In The Brief Wondrous Life of Oscar Wao, Díaz tells the story of the Dominican Republic’s Trujillo regime, the story of a teenage boy adjusting to life, and the story of powerful women all at the same time. His biggest success, however, is how he managed to anchor the Cabral-De León family history around the inheritance of trauma. From the near-death experiences of Beli to the actual death of Oscar, Díaz tells a story which detailed several facets of trauma and let his characters grow in opposition to and with guidance from them.
Conclusion
The novels themselves are treasures in their own right, full of Chicanx and Dominican history and pride, but what do the common themes of family and inheritance say about Latinx culture and writing? Though they approached these themes in different ways, Cisneros and Díaz created worlds in which their characters discovered something that was more than themselves: heritage. It was this heritage which allowed the respective protagonists to reunite their families and become, in a sense, whole again. It can be argued that the inheritances in Caramelo and The Brief Wondrous Life of Oscar Wao are representative of a larger theme in the lives of Latinx people around the world, that acceptance of oneself, culture, family, and the communion between the three are necessary for happiness. I, however, argue Cisneros and Díaz did not lean into the stereotypes of the Latinx family, but instead used those stereotypes to legitimize the traumatic and negative things inflicted upon them by oppressors, who are often the character’s family. Celaya and Oscar met very different ends, but their stories accept that families––even Latinx ones––are not without fault.
Works Cited
Cisneros, Sandra. Caramelo: a Novel. New York : Vintage Books, 2002.
Díaz, Junot, The Brief Wondrous Life of Oscar Wao.

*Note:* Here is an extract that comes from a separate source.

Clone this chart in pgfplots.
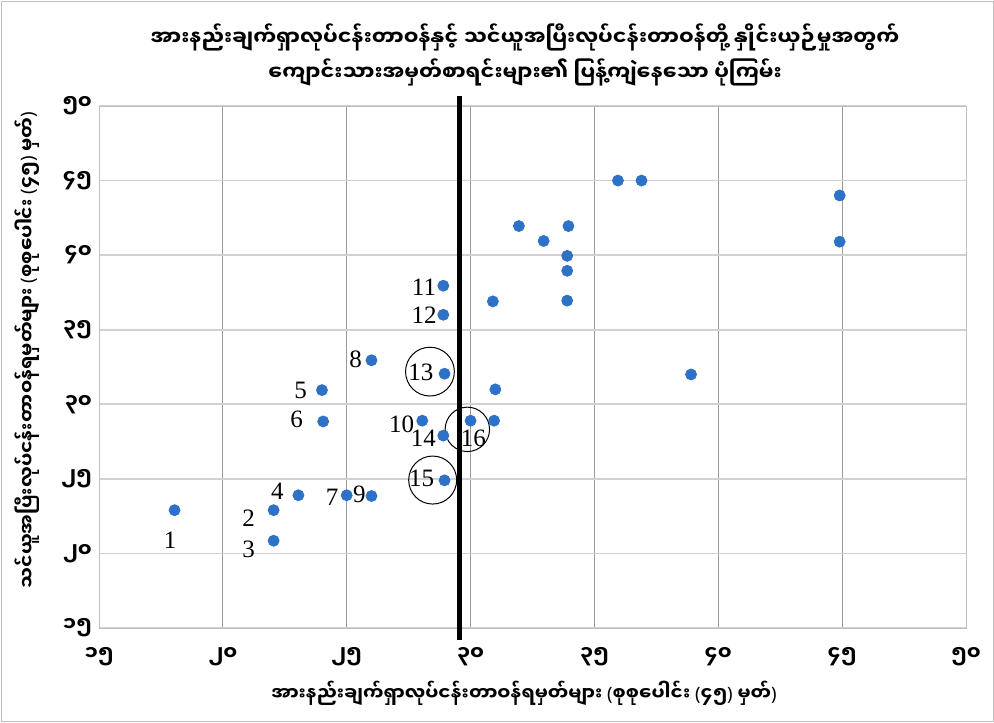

New York : Riverhead Books, 2007.
Flores, Nichole M. “Latina/o Families: Solidarity and the Common Good.” Journal of the
Society of Christian Ethics, vol. 33, no. 2, Sept. 2013, pp. 57–72. EBSCOhost, search.ebscohost.com/login.aspx?direct=true&db=phl&AN=PHL2217011&site=ehost-live.
Yehuda, Rachel, and Amy Lehrner. “Intergenerational transmission of trauma effects: putative role of epigenetic mechanisms.” World Psychiatry: Official Journal of the World Psychiatric Association, vol. 17(3), 2018, 243-257, doi:10.1002/wps.20568.